Private consumption growth was phenomenal especially if you consider the fact that previous quarterly growth figures have been slowly dropping gradually over the past year from 8% year-on-year to all the way down to mid-6% in the third quarter of 2014. The latest consumption figure grew 7.8% year-on-year, which is crazy. It is so red hot that if the overall situation had not been so gloomy, Bank Negara would surely have panicked and raised its rates by another 25 basis points. This is quite a surprise even if you had believed the pre-GST spending spree hypothesis.

As a result, 2014 growth was at 6%, which is higher than most (well, all) economists watching Malaysia had projected.
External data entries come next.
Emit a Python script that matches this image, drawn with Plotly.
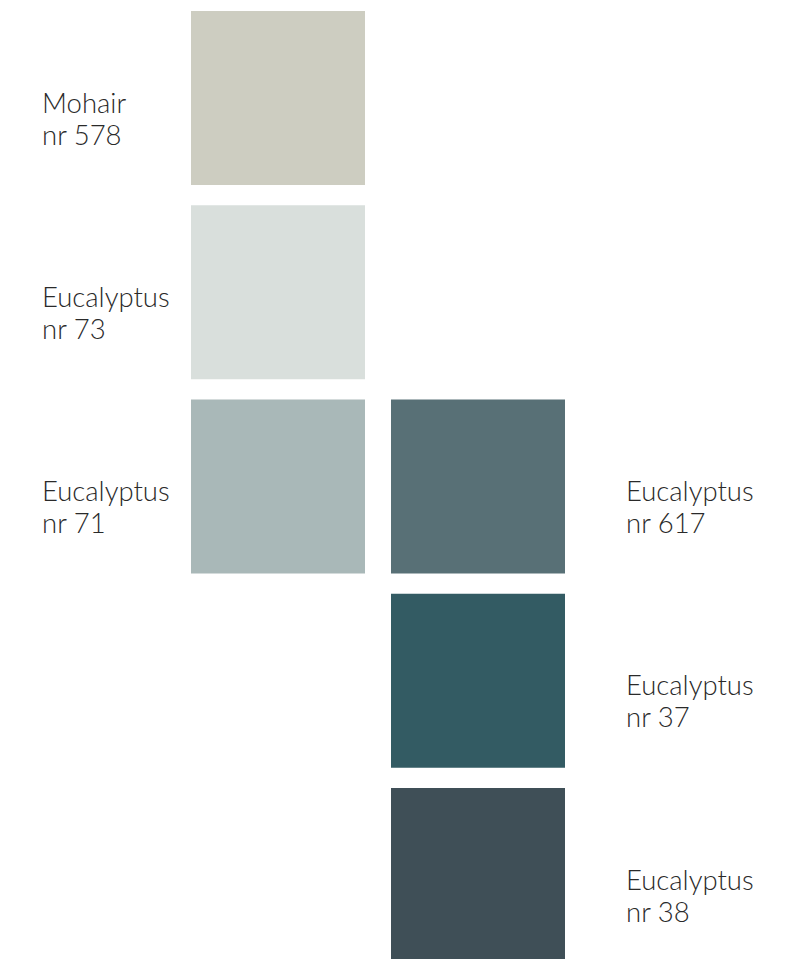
import plotly.graph_objects as go

# ---- data ----
names = ["Mohair", "Eucalyptus", "Eucalyptus", "Eucalyptus", "Eucalyptus", "Eucalyptus"]
numbers = ["nr 578", "nr 73", "nr 71", "nr 617", "nr 37", "nr 38"]
colors = ["#CDCDC1", "#D9DFDC", "#A9B8B8", "#587076", "#335B63", "#3F4F57"]
columns = [0, 0, 0, 1, 1, 1]
rows = [0, 1, 2, 2, 3, 4]
label_side = ["left", "left", "left", "right", "right", "right"]

# ---- layout constants (pixels, page coordinates; page has an 8px body margin) ----
W, H = 803, 959
OFF = 8
X0, COL_STEP = 191, 200
Y0, ROW_STEP = 11, 194.25
SIZE = 174
LABEL_X = {"left": 42, "right": 626}
LINE1, LINE2 = 91, 123  # vertical centre of each label line, from swatch top

fig = go.Figure()
fig.add_trace(go.Scatter(x=[OFF, W + OFF], y=[OFF, H + OFF], mode="markers",
                         marker=dict(opacity=0), hoverinfo="skip", showlegend=False))

font = dict(family="Lato", size=27.5, color="#2a2a2a", weight=300)
for name, num, col, c, r, side in zip(names, numbers, colors, columns, rows, label_side):
    x0 = X0 + c * COL_STEP
    y0 = Y0 + r * ROW_STEP
    fig.add_shape(type="rect", xref="x", yref="y",
                  x0=x0, x1=x0 + SIZE, y0=y0, y1=y0 + SIZE,
                  fillcolor=col, line=dict(width=0), layer="below")
    for txt, dy in ((name, LINE1), (num, LINE2)):
        fig.add_annotation(x=LABEL_X[side], y=y0 + dy, xref="x", yref="y",
                           text=txt, showarrow=False,
                           xanchor="left", yanchor="middle", align="left",
                           xshift=-2, font=font)

fig.update_layout(
    width=W, height=H,
    margin=dict(l=0, r=0, t=0, b=0),
    paper_bgcolor="white", plot_bgcolor="white",
    xaxis=dict(range=[OFF, W + OFF], visible=False, fixedrange=True),
    yaxis=dict(range=[H + OFF, OFF], visible=False, fixedrange=True),
    showlegend=False,
)
fig.write_html("out.html")
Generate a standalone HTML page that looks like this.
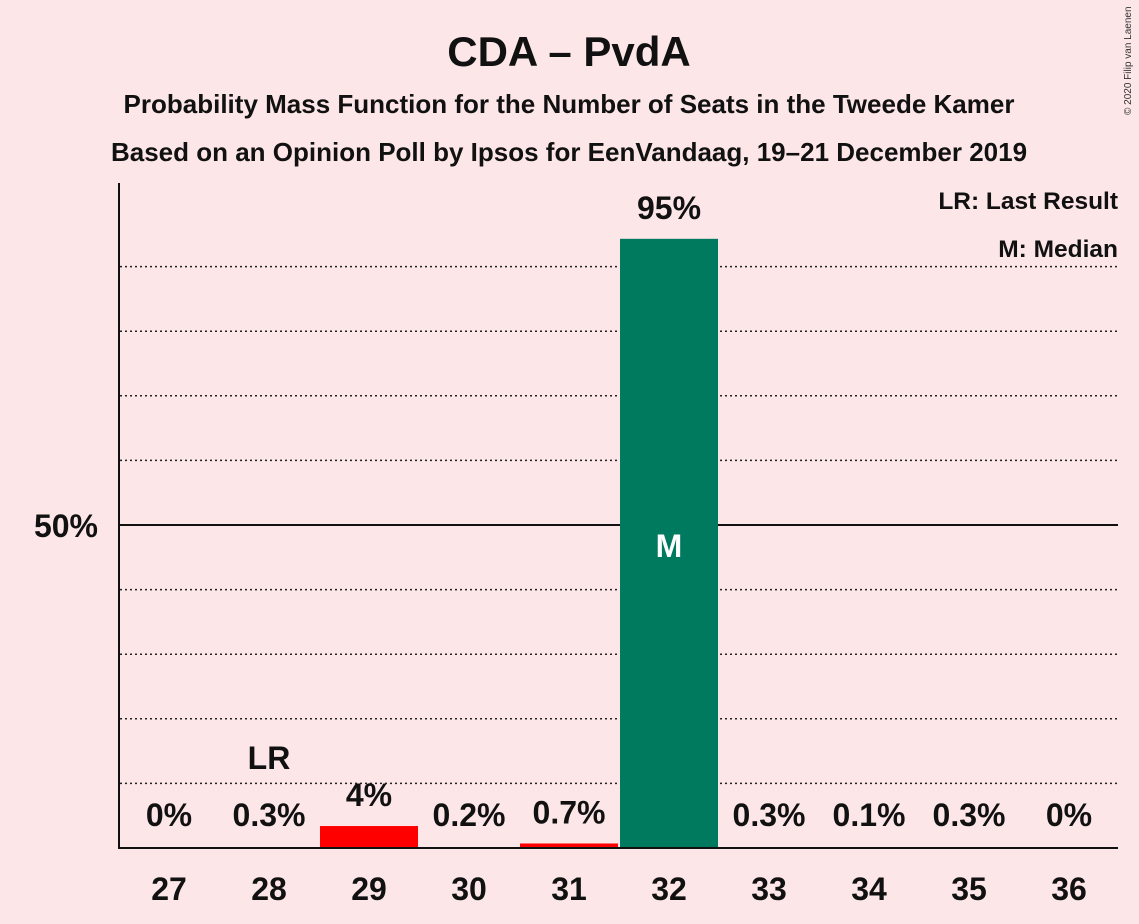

But the central bank would not hike rate because the feeling is that the jump is temporary. I think it would last into this quarter before growth takes on a drowsy mode. The GST should depress consumption growth from April onwards. This is the danger. If consumption could jump so high pre-GST, how low would it get post-GST?

That is a scary thought.

This also gives more proof that consumers do expect prices to increase post-GST. I should add ceteris paribus, I guess, because the low retail fuel prices could make the net effect somewhat a wash. As for the recent electricity tariff cut, do not bother. I did a simulation and it hardly changed my headline projection.

Regardless of expectations, I am unsure there would be an actual net price hike. Last year, somebody told me the authorities expected (ranging from the Department of Statistics to the Treasury) inflation would hit 6% with GST, after months of official drive by the mainstream press that inflation would rise. Then it fell to about 4%. (You could understand why most banks are projecting about 4% inflation previously. They took the government’s guidance to heart) Now? I was informed the government expected it to be about 2%, mostly because of fuel prices. My own projection is about 3.3% YoY monthly average where I assume the GST will hit the economy in full force without any exception-zero rated stuff, but I keep several projections in the spirit of scenario analysis with the lowest at about 1.5% YoY where I pretend GST is the spoon in The Matrix.

My confidence in my models is  at an all time low and I have resigned to the fact that we will only know it in June or July when the Department of Statistics will release the April-May inflation figures. The crazy demand fluctuation, the retail fuel flotation and the GST make projections go everywhere.